In hypothesis testing, the p-value helps decide whether to accept or reject the null hypothesis:

• If the p-value is low (typically less than 0.05), the null hypothesis is rejected.
• If it's high, we fail to reject the null hypothesis.

For Farmer's Dairy exercise, the calculated p-value suggested that the machine was filling the cartons correctly, as it was higher than the maximum allowable probability for a Type I error.

Type I Error

A Type I error occurs when the null hypothesis is incorrectly rejected when it is true. It is also known as a "false positive." The probability of making a Type I error is denoted by the alpha level, \( \alpha \). Setting this level is crucial as it reflects how much risk one is willing to take in incorrectly rejecting the null hypothesis.
In the Farmer's Dairy context:

• An incorrect rejection could lead to unnecessary adjustments to the machine.
• Choosing an alpha level of 0.01 or 0.05 indicates the tolerance for making this kind of error.

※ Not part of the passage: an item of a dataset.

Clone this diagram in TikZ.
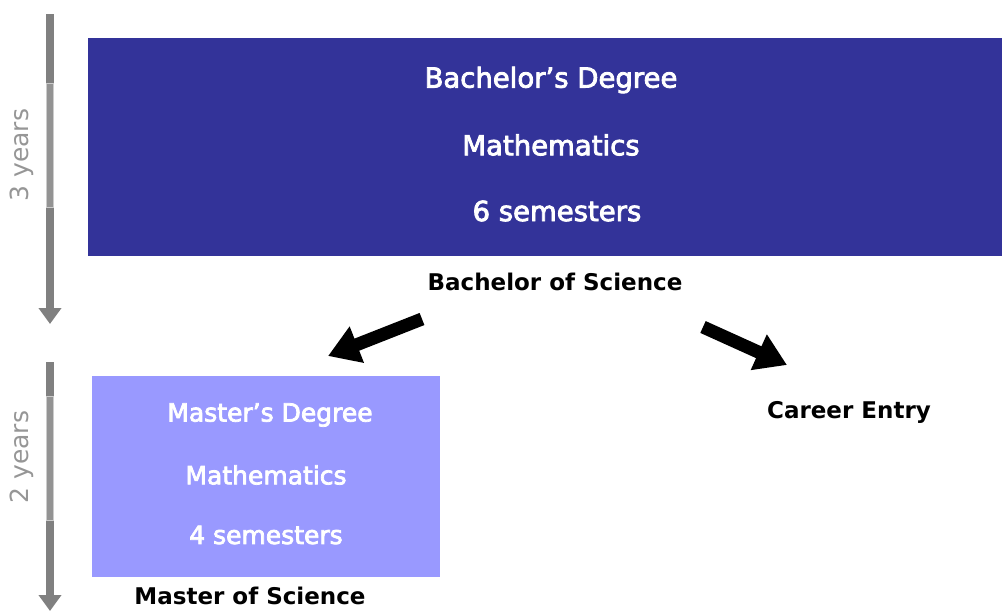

By understanding and setting the desired alpha level, the quality control process can more effectively prevent unnecessary stoppages and adjustments.

Standard Deviation

Standard deviation is a measure of how spread out the values in a dataset are. It gives us insight into the variability or dispersion of the dataset. A low standard deviation close to zero indicates that the data points are very close to the mean, while a high standard deviation indicates more spread out data.
In the context of Farmer's Dairy, understanding the standard deviation of milk amounts can show how much variation exists in the filling process:

• If the standard deviation is small, it indicates a very consistent filling process.
• If large, it suggests variability that might need attention.

Calculating and interpreting standard deviation is crucial in process control to maintain product quality and consistency.